↓↓↓
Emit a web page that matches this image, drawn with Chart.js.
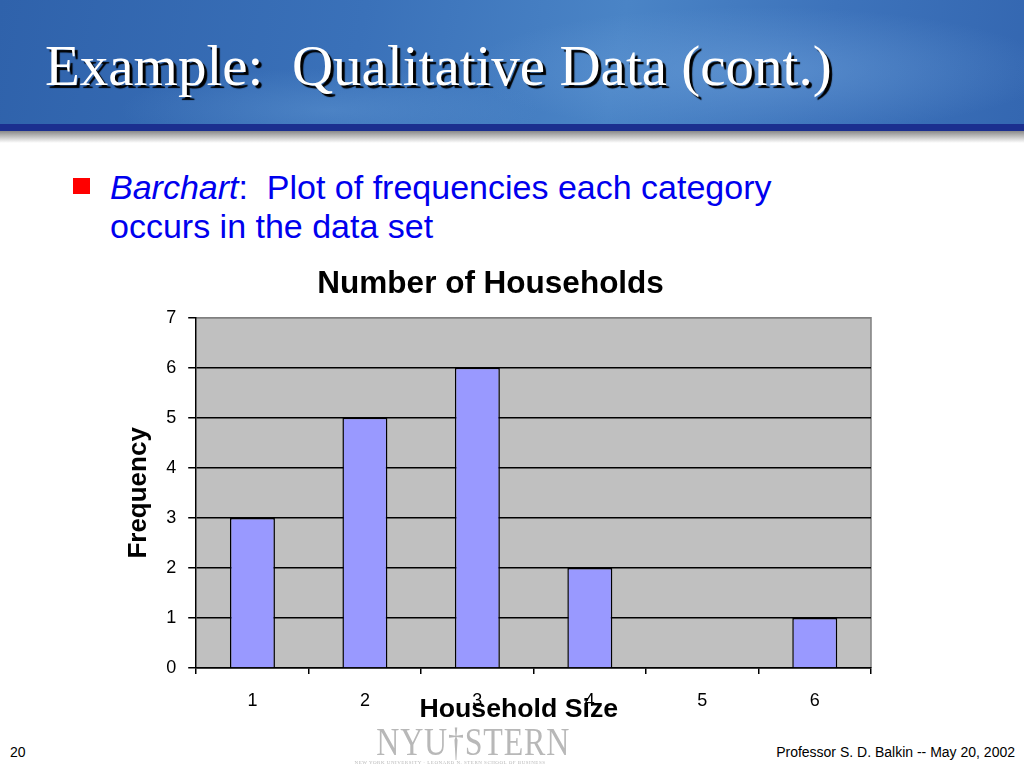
<!DOCTYPE html>
<html>
<head>
<meta charset="utf-8">
<script src="https://cdn.jsdelivr.net/npm/chart.js@4"></script>
<style>
  html, body { margin: 0; padding: 0; }
  body { width: 1024px; height: 768px; position: relative; overflow: hidden; background: #fff; font-family: Arial, "Liberation Sans", sans-serif; }
  #header { position: absolute; left: 0; top: 0; width: 1024px; height: 124px;
    background:
      radial-gradient(ellipse 420px 90px at 760px 70px, rgba(120,170,225,0.45), rgba(120,170,225,0) 70%),
      radial-gradient(ellipse 300px 60px at 330px 110px, rgba(110,165,220,0.35), rgba(110,165,220,0) 70%),
      linear-gradient(100deg, #2f62ab 0%, #3a71b9 35%, #4a84c6 60%, #3d73bb 80%, #3467b1 100%); }
  #band { position: absolute; left: 0; top: 124px; width: 1024px; height: 7px; background: #1b2f8f; }
  #shadow { position: absolute; left: 0; top: 131px; width: 1024px; height: 12px; background: linear-gradient(#8a8a8a, #ffffff); }
  #title { position: absolute; left: 45px; top: 33px; margin: 0; font-family: "Liberation Serif", "Times New Roman", serif;
    font-weight: normal; font-size: 57px; color: #fff; text-shadow: 3px 3px 1px #000; white-space: pre; }
  #bullet { position: absolute; left: 73px; top: 178px; width: 17px; height: 16px; background: #ff0000; }
  #text { position: absolute; left: 110px; top: 168px; font-size: 34px; line-height: 39px; color: #0000ee; }
  #wrap { position: absolute; left: 104px; top: 262px; width: 770px; height: 468px; }
  #pagenum { position: absolute; left: 10px; top: 744px; font-size: 14px; color: #000; }
  #credit { position: absolute; right: 9px; top: 744px; font-size: 14px; color: #000; }
  #logo { position: absolute; left: 352px; top: 724px; width: 196px; text-align: center; color: #b8b8b8; font-family: "Liberation Serif", serif; }
  #logo .big { font-size: 40px; line-height: 36px; letter-spacing: 1px; transform: scaleX(0.8); display: inline-block; }
  #logo .small { font-size: 5px; letter-spacing: 0.5px; line-height: 6px; }
</style>
</head>
<body>
<div id="header"></div>
<div id="band"></div>
<div id="shadow"></div>
<h1 id="title">Example:  Qualitative Data (cont.)</h1>
<div id="bullet"></div>
<div id="text"><i>Barchart</i>:&nbsp; Plot of frequencies each category<br>occurs in the data set</div>
<div id="wrap"><canvas id="myChart"></canvas></div>
<div id="pagenum">20</div>
<div id="logo"><div class="big">NYU&#x2020;STERN</div><div class="small">NEW YORK UNIVERSITY · LEONARD N. STERN SCHOOL OF BUSINESS</div></div>
<div id="credit">Professor S. D. Balkin -- May 20, 2002</div>

<script>
// household size categories and how often each one occurs
const labels = ["1", "2", "3", "4", "5", "6"];
const frequency = [3, 5, 6, 2, 0, 1];
const yTicks = [0, 1, 2, 3, 4, 5, 6, 7];

// grey plot area, darker edge on top/right like the old excel charts
const plotBack = {
  id: 'plotBack',
  beforeDraw(chart) {
    const a = chart.chartArea;
    const ctx = chart.ctx;
    ctx.save();
    ctx.fillStyle = '#c0c0c0';
    ctx.fillRect(a.left, a.top, a.right - a.left, a.bottom - a.top);
    ctx.strokeStyle = '#808080';
    ctx.lineWidth = 1.5;
    ctx.beginPath();
    ctx.moveTo(a.left, a.top);
    ctx.lineTo(a.right, a.top);
    ctx.lineTo(a.right, a.bottom);
    ctx.stroke();
    ctx.restore();
  }
};

var data = {
  labels: labels,
  datasets: [{
    label: 'Frequency',
    data: frequency,
    backgroundColor: '#9999ff',
    borderColor: '#000',
    borderWidth: 1.5,
    barPercentage: 0.4,
    categoryPercentage: 1
  }]
};

var config = {
  type: 'bar',
  data: data,
  plugins: [plotBack],
  options: {
    responsive: true,
    maintainAspectRatio: false,
    animation: false,
    layout: { padding: { left: 15, right: 3, top: 0, bottom: 0 } },
    plugins: {
      legend: { display: false },
      tooltip: { enabled: false },
      title: {
        display: true,
        text: 'Number of Households\u00a0',
        color: '#000',
        font: { family: 'Arial', size: 31.5, weight: 'bold' },
        padding: { top: 3, bottom: 15 }
      }
    },
    scales: {
      x: {
        grid: { offset: true, drawOnChartArea: false, color: '#000', lineWidth: 1.5, tickLength: 6 },
        border: { color: '#000', width: 1.5 },
        ticks: { color: '#000', font: { family: 'Arial', size: 18 }, padding: 16 },
        title: {
          display: true,
          // trailing spaces pull the title a bit left of the axis centre, as in the original
          text: 'Household Size\u00a0\u00a0\u00a0\u00a0',
          color: '#000',
          font: { family: 'Arial', size: 26.7, weight: 'bold' },
          padding: { top: -33.6, bottom: 4 }
        }
      },
      y: {
        min: 0,
        max: 7,
        afterBuildTicks(scale) { scale.ticks = yTicks.map(v => ({ value: v })); },
        grid: {
          color: c => (c.tick && c.tick.value === 7) ? '#808080' : '#000',
          tickColor: '#000',
          lineWidth: 1.5,
          tickLength: 8
        },
        border: { color: '#000', width: 1.5 },
        ticks: { color: '#000', font: { family: 'Arial', size: 18 }, padding: 12 },
        title: {
          display: true,
          text: 'Frequency',
          color: '#000',
          font: { family: 'Arial', size: 26, weight: 'bold' },
          padding: { top: 4, bottom: 0 }
        }
      }
    }
  }
};

var myChart = new Chart(document.getElementById('myChart'), config);
</script>
</body>
</html>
↑↑↑
**Problem**. Please transcribe the material above exactly as written. Leave the pictures out.

**Response to the exercise**.
Emit a web page that matches this image, drawn with Chart.js.
<!DOCTYPE html>
<html>
<head>
<meta charset="utf-8">
<script src="https://cdn.jsdelivr.net/npm/chart.js@4"></script>
<style>
  html, body { margin: 0; padding: 0; }
  body { width: 1024px; height: 768px; position: relative; overflow: hidden; background: #fff; font-family: Arial, "Liberation Sans", sans-serif; }
  #header { position: absolute; left: 0; top: 0; width: 1024px; height: 124px;
    background:
      radial-gradient(ellipse 420px 90px at 760px 70px, rgba(120,170,225,0.45), rgba(120,170,225,0) 70%),
      radial-gradient(ellipse 300px 60px at 330px 110px, rgba(110,165,220,0.35), rgba(110,165,220,0) 70%),
      linear-gradient(100deg, #2f62ab 0%, #3a71b9 35%, #4a84c6 60%, #3d73bb 80%, #3467b1 100%); }
  #band { position: absolute; left: 0; top: 124px; width: 1024px; height: 7px; background: #1b2f8f; }
  #shadow { position: absolute; left: 0; top: 131px; width: 1024px; height: 12px; background: linear-gradient(#8a8a8a, #ffffff); }
  #title { position: absolute; left: 45px; top: 33px; margin: 0; font-family: "Liberation Serif", "Times New Roman", serif;
    font-weight: normal; font-size: 57px; color: #fff; text-shadow: 3px 3px 1px #000; white-space: pre; }
  #bullet { position: absolute; left: 73px; top: 178px; width: 17px; height: 16px; background: #ff0000; }
  #text { position: absolute; left: 110px; top: 168px; font-size: 34px; line-height: 39px; color: #0000ee; }
  #wrap { position: absolute; left: 104px; top: 262px; width: 770px; height: 468px; }
  #pagenum { position: absolute; left: 10px; top: 744px; font-size: 14px; color: #000; }
  #credit { position: absolute; right: 9px; top: 744px; font-size: 14px; color: #000; }
  #logo { position: absolute; left: 352px; top: 724px; width: 196px; text-align: center; color: #b8b8b8; font-family: "Liberation Serif", serif; }
  #logo .big { font-size: 40px; line-height: 36px; letter-spacing: 1px; transform: scaleX(0.8); display: inline-block; }
  #logo .small { font-size: 5px; letter-spacing: 0.5px; line-height: 6px; }
</style>
</head>
<body>
<div id="header"></div>
<div id="band"></div>
<div id="shadow"></div>
<h1 id="title">Example:  Qualitative Data (cont.)</h1>
<div id="bullet"></div>
<div id="text"><i>Barchart</i>:&nbsp; Plot of frequencies each category<br>occurs in the data set</div>
<div id="wrap"><canvas id="myChart"></canvas></div>
<div id="pagenum">20</div>
<div id="logo"><div class="big">NYU&#x2020;STERN</div><div class="small">NEW YORK UNIVERSITY · LEONARD N. STERN SCHOOL OF BUSINESS</div></div>
<div id="credit">Professor S. D. Balkin -- May 20, 2002</div>

<script>
// household size categories and how often each one occurs
const labels = ["1", "2", "3", "4", "5", "6"];
const frequency = [3, 5, 6, 2, 0, 1];
const yTicks = [0, 1, 2, 3, 4, 5, 6, 7];

// grey plot area, darker edge on top/right like the old excel charts
const plotBack = {
  id: 'plotBack',
  beforeDraw(chart) {
    const a = chart.chartArea;
    const ctx = chart.ctx;
    ctx.save();
    ctx.fillStyle = '#c0c0c0';
    ctx.fillRect(a.left, a.top, a.right - a.left, a.bottom - a.top);
    ctx.strokeStyle = '#808080';
    ctx.lineWidth = 1.5;
    ctx.beginPath();
    ctx.moveTo(a.left, a.top);
    ctx.lineTo(a.right, a.top);
    ctx.lineTo(a.right, a.bottom);
    ctx.stroke();
    ctx.restore();
  }
};

var data = {
  labels: labels,
  datasets: [{
    label: 'Frequency',
    data: frequency,
    backgroundColor: '#9999ff',
    borderColor: '#000',
    borderWidth: 1.5,
    barPercentage: 0.4,
    categoryPercentage: 1
  }]
};

var config = {
  type: 'bar',
  data: data,
  plugins: [plotBack],
  options: {
    responsive: true,
    maintainAspectRatio: false,
    animation: false,
    layout: { padding: { left: 15, right: 3, top: 0, bottom: 0 } },
    plugins: {
      legend: { display: false },
      tooltip: { enabled: false },
      title: {
        display: true,
        text: 'Number of Households\u00a0',
        color: '#000',
        font: { family: 'Arial', size: 31.5, weight: 'bold' },
        padding: { top: 3, bottom: 15 }
      }
    },
    scales: {
      x: {
        grid: { offset: true, drawOnChartArea: false, color: '#000', lineWidth: 1.5, tickLength: 6 },
        border: { color: '#000', width: 1.5 },
        ticks: { color: '#000', font: { family: 'Arial', size: 18 }, padding: 16 },
        title: {
          display: true,
          // trailing spaces pull the title a bit left of the axis centre, as in the original
          text: 'Household Size\u00a0\u00a0\u00a0\u00a0',
          color: '#000',
          font: { family: 'Arial', size: 26.7, weight: 'bold' },
          padding: { top: -33.6, bottom: 4 }
        }
      },
      y: {
        min: 0,
        max: 7,
        afterBuildTicks(scale) { scale.ticks = yTicks.map(v => ({ value: v })); },
        grid: {
          color: c => (c.tick && c.tick.value === 7) ? '#808080' : '#000',
          tickColor: '#000',
          lineWidth: 1.5,
          tickLength: 8
        },
        border: { color: '#000', width: 1.5 },
        ticks: { color: '#000', font: { family: 'Arial', size: 18 }, padding: 12 },
        title: {
          display: true,
          text: 'Frequency',
          color: '#000',
          font: { family: 'Arial', size: 26, weight: 'bold' },
          padding: { top: 4, bottom: 0 }
        }
      }
    }
  }
};

var myChart = new Chart(document.getElementById('myChart'), config);
</script>
</body>
</html>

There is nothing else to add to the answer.